[phobos] enforce() vs. assert() for range primitives

David Simcha dsimcha at gmail.com
Sat Aug 21 11:52:54 PDT 2010

It seems like the consensus here is that, for range primitives, assert() 
is the way to go.  I'd like to commit the changes in time for the next 
release, but I'd like to have Andrei's nod first b/c he's been quiet 
throughout this discussion and he's the main designer of std.range and 

On 8/18/2010 6:49 PM, David Simcha wrote:
> While I was debugging std.range and std.algorithm I noticed that 
> there's tons of inconsistency about when enforce() vs. assert() is 
> used for checking input to range primitives.  I think this needs to be 
> made consistent, and there are good arguments for both.

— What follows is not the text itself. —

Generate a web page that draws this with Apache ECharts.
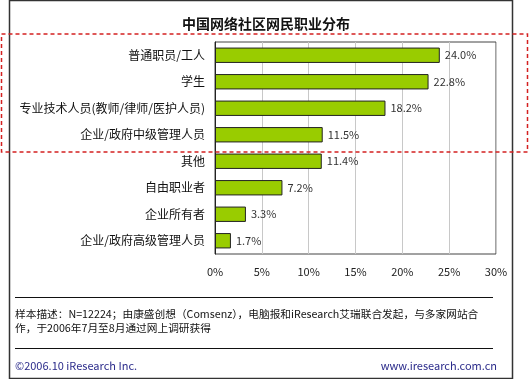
<!DOCTYPE html>
<html><head><meta charset="utf-8">
<script src="https://cdn.jsdelivr.net/npm/echarts@6/dist/echarts.min.js"></script>
<style>html,body{margin:0;padding:0;background:#fff}#c{width:529px;height:379px}</style>
</head><body><div id="c"></div>
<script>
const titleText = '中国网络社区网民职业分布';
const categories = ['普通职员/工人','学生','专业技术人员(教师/律师/医护人员)','企业/政府中级管理人员','其他','自由职业者','企业所有者','企业/政府高级管理人员'];
const values = [24.0, 22.8, 18.2, 11.5, 11.4, 7.2, 3.3, 1.7];
const axisMin = 0, axisMax = 30, axisStep = 5;
const noteLine1 = '样本描述：N=12224；由康盛创想（Comsenz），电脑报和iResearch艾瑞联合发起，与多家网站合';
const noteLine2 = '作，于2006年7月至8月通过网上调研获得';
const footLeft = '©2006.10 iResearch Inc.';
const footRight = 'www.iresearch.com.cn';

const cjk = '"Noto Sans CJK SC", "DejaVu Sans", sans-serif';
const chart = echarts.init(document.getElementById('c'));
chart.setOption({
  animation: false,
  backgroundColor: '#fff',
  title: {
    text: titleText, left: 261, top: 12, textAlign: 'center',
    textStyle: {fontFamily: cjk, fontSize: 14, fontWeight: 'bold', color: '#111'}
  },
  grid: {left: 215, right: 33, top: 42, bottom: 125, show: true, borderColor: '#444', borderWidth: 1, backgroundColor: 'transparent'},
  xAxis: {
    type: 'value', min: axisMin, max: axisMax, interval: axisStep,
    axisLabel: {formatter: '{value}%', color: '#222', fontSize: 11, margin: 12, fontFamily: cjk},
    axisLine: {show: false}, axisTick: {show: false},
    splitLine: {lineStyle: {color: '#c8c8c8', width: 1}}
  },
  yAxis: {
    type: 'category', data: categories, inverse: true,
    axisLine: {lineStyle: {color: '#222'}}, axisTick: {show: false},
    axisLabel: {color: '#111', fontSize: 12, margin: 10, fontFamily: cjk}
  },
  series: [{
    type: 'bar', data: values, barCategoryGap: '42%',
    itemStyle: {color: '#99cc00', borderColor: '#222', borderWidth: 1},
    label: {show: true, position: 'right', distance: 5, color: '#333', fontSize: 11, fontFamily: cjk,
      formatter: p => p.value.toFixed(1) + '%'}
  }],
  graphic: [
    {type: 'rect', shape: {x: 9.5, y: 0.5, width: 503, height: 378}, style: {fill: 'none', stroke: '#333', lineWidth: 1.5}, silent: true},
    {type: 'rect', shape: {x: 1.5, y: 34, width: 526, height: 118}, style: {fill: 'none', stroke: '#d42020', lineWidth: 1.5, lineDash: [4, 3]}, silent: true, z: 10},
    {type: 'line', shape: {x1: 15, y1: 297.5, x2: 493, y2: 297.5}, style: {stroke: '#111', lineWidth: 1}},
    {type: 'line', shape: {x1: 15, y1: 348.5, x2: 493, y2: 348.5}, style: {stroke: '#111', lineWidth: 1}},
    {type: 'text', left: 15, top: 309, style: {text: noteLine1, fill: '#111', fontSize: 10.7, fontFamily: cjk}},
    {type: 'text', left: 15, top: 323, style: {text: noteLine2, fill: '#111', fontSize: 10.7, fontFamily: cjk}},
    {type: 'text', left: 15, top: 360, style: {text: footLeft, fill: '#2a2a8a', fontSize: 11, fontFamily: cjk}},
    {type: 'text', right: 32, top: 360, style: {text: footRight, fill: '#2a2a8a', fontSize: 11, fontFamily: cjk}}
  ]
});
</script></body></html>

> enforce() is arguably the way to go because we're dealing with an 
> external API, not internal consistency checks.  According to the 
> guidelines in TDPL input external to an API should be checked even in 
> release mode.
> On the other hand, assert() is arguably the way to go because ranges 
> are supposed to be a very efficient abstraction.  Having enforce() in 
> range primitives that look like they should be very fast, inlined 
> functions is just bad practice.  For example, some benchmarks I did 
> awhile back showed that the use of enforce() and its effect on 
> inlining can make using ranges slower than using opApply.  
> Furthermore, if you're stacking several higher-order ranges, i.e. 

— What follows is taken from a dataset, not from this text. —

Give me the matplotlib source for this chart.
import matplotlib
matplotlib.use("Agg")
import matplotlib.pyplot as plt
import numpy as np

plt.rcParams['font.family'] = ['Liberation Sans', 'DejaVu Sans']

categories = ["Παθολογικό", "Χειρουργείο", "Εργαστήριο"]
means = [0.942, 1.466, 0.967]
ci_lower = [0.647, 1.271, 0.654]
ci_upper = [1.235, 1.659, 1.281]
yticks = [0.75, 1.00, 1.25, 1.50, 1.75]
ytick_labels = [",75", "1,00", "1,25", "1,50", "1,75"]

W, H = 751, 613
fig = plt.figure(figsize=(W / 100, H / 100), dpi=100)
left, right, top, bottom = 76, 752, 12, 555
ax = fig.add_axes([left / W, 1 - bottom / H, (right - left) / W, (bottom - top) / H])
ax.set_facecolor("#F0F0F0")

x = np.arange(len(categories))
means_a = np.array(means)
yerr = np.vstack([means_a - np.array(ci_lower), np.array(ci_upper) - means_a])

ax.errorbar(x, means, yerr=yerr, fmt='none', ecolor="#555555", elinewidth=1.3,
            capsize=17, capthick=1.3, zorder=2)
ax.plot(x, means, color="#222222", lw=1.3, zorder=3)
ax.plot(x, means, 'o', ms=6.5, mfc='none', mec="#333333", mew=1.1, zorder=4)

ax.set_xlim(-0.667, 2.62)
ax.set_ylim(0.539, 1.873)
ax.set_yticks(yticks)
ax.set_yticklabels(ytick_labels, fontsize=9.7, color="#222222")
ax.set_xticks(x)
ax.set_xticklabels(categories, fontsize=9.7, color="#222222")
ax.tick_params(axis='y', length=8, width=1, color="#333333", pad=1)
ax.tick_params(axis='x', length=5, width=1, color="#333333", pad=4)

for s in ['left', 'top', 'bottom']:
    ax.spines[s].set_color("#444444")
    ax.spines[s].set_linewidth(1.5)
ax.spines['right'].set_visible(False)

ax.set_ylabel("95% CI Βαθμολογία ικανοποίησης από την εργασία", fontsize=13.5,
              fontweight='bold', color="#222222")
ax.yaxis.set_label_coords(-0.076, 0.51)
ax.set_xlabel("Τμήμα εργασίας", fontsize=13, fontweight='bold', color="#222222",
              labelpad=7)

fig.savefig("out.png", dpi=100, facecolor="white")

> filter!"a > 0"(map!"a * a"(retro(someArray))) the checks may be 
> redundant.  Lastly, since arrays are the canonical range, omitting 
> release mode checks in library-defined ranges would make them 
> consistent with arrays.
> Generally when I was debugging I tried to be locally consistent, i.e. 

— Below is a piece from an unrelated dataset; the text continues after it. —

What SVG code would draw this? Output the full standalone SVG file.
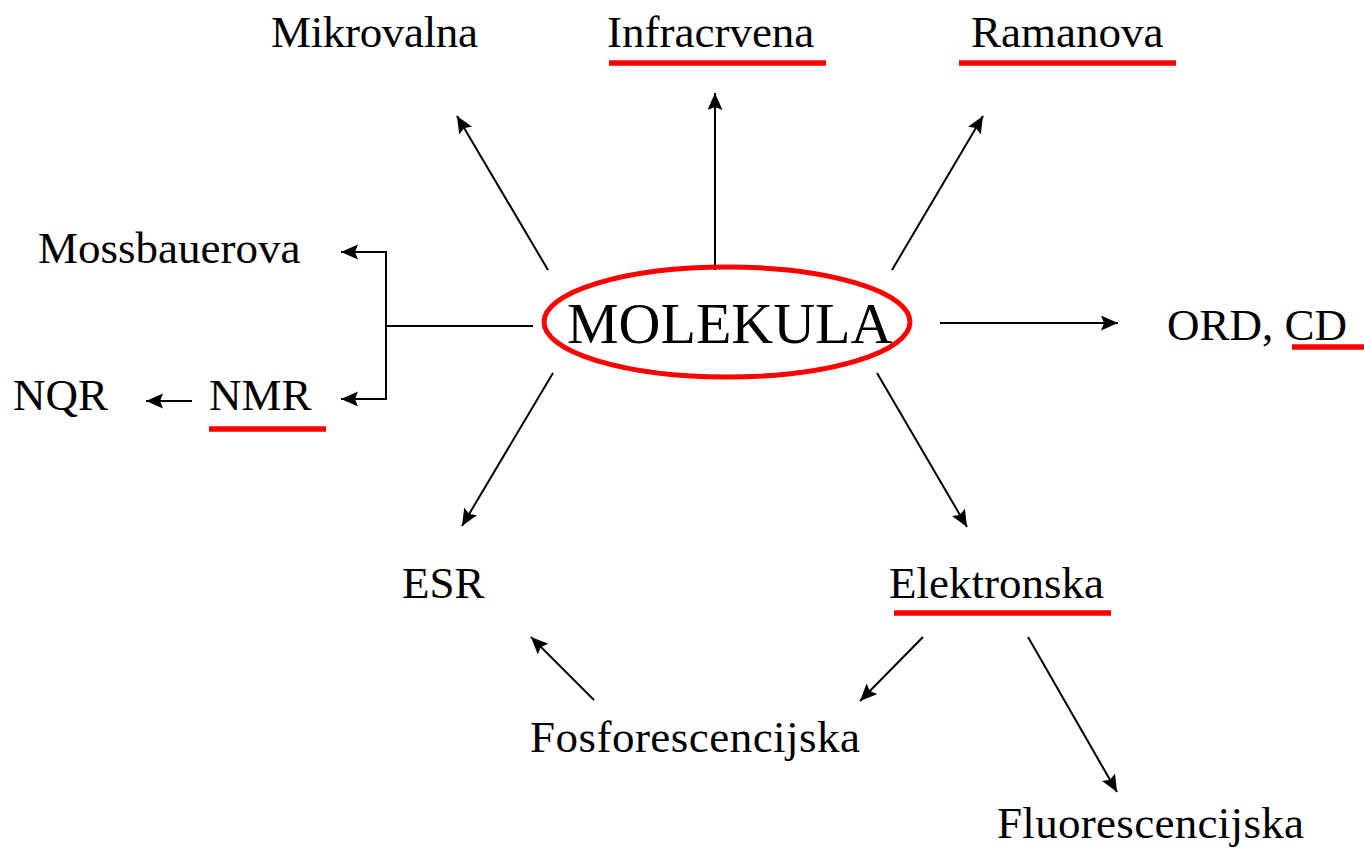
<svg xmlns="http://www.w3.org/2000/svg" width="1364" height="850" viewBox="0 0 1364 850">
<style>
.t{font-family:"Liberation Serif","Times New Roman",serif;font-size:45px;fill:#000}
.big{font-size:58px}
.c{stroke:#000;stroke-width:2;fill:none}
.u{stroke:#ff0000;stroke-width:5.5}
</style>
<defs>
<marker id="ah" markerUnits="userSpaceOnUse" markerWidth="18" markerHeight="16" refX="17" refY="7.5" orient="auto">
<path d="M0,0 L17,7.5 L0,15 L3,7.5 z" fill="#000"/>
</marker>
</defs>
<rect width="1364" height="850" fill="#fff"/>
<g id="connectors">
<line class="c" x1="548" y1="270" x2="457" y2="116" marker-end="url(#ah)"/>
<line class="c" x1="715" y1="270" x2="715" y2="93" marker-end="url(#ah)"/>
<line class="c" x1="892" y1="270" x2="983" y2="116" marker-end="url(#ah)"/>
<line class="c" x1="940" y1="323" x2="1118" y2="323" marker-end="url(#ah)"/>
<line class="c" x1="553" y1="373" x2="462" y2="526" marker-end="url(#ah)"/>
<line class="c" x1="877" y1="373" x2="967" y2="527" marker-end="url(#ah)"/>
<line class="c" x1="594" y1="700" x2="531" y2="637" marker-end="url(#ah)"/>
<line class="c" x1="923" y1="637" x2="860" y2="701" marker-end="url(#ah)"/>
<line class="c" x1="1028" y1="637" x2="1117" y2="792" marker-end="url(#ah)"/>
<line class="c" x1="192" y1="401" x2="146" y2="401" marker-end="url(#ah)"/>
<line class="c" x1="533" y1="326" x2="386" y2="326"/>
<line class="c" x1="386" y1="252" x2="386" y2="399"/>
<line class="c" x1="387" y1="252" x2="341" y2="252" marker-end="url(#ah)"/>
<line class="c" x1="387" y1="399" x2="341" y2="399" marker-end="url(#ah)"/>
</g>
<g id="molekula">
<ellipse cx="727" cy="322" rx="183" ry="55" fill="none" stroke="#ff0000" stroke-width="5"/>
<text class="t big" x="567" y="343">MOLEKULA</text>
</g>
<g id="mikrovalna"><text class="t" x="271" y="47" textLength="207">Mikrovalna</text></g>
<g id="infracrvena"><text class="t" x="607" y="47">Infracrvena</text><line class="u" x1="609" y1="63" x2="826" y2="63"/></g>
<g id="ramanova"><text class="t" x="971" y="47">Ramanova</text><line class="u" x1="959" y1="63" x2="1176" y2="63"/></g>
<g id="mossbauerova"><text class="t" x="38" y="263">Mossbauerova</text></g>
<g id="nmr"><text class="t" x="209" y="410">NMR</text><line class="u" x1="209" y1="429" x2="326" y2="429"/></g>
<g id="nqr"><text class="t" x="13" y="410">NQR</text></g>
<g id="ordcd"><text class="t" x="1167" y="340">ORD, CD</text><line class="u" x1="1292" y1="347" x2="1364" y2="347"/></g>
<g id="esr"><text class="t" x="402" y="598">ESR</text></g>
<g id="elektronska"><text class="t" x="889" y="598">Elektronska</text><line class="u" x1="894" y1="613" x2="1111" y2="613"/></g>
<g id="fosforescencijska"><text class="t" x="530" y="752" textLength="330">Fosforescencijska</text></g>
<g id="fluorescencijska"><text class="t" x="997" y="838" textLength="307">Fluorescencijska</text></g>
</svg>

> use whatever was used elsewhere in the same range.  This meant being 
> globally inconsistent.  Now that I've thought about it, my vote is for 
> using assert() consistently for range primitives.  If ranges are 
> filled with tons of safety checks that have significant performance 
> costs and can't be disabled even in release mode, they will have 
> failed in their goal of providing a lightweight, efficient 
> abstraction.  enforce() can be used for things that are intended to be 
> called much less frequently, like constructors.  Comments?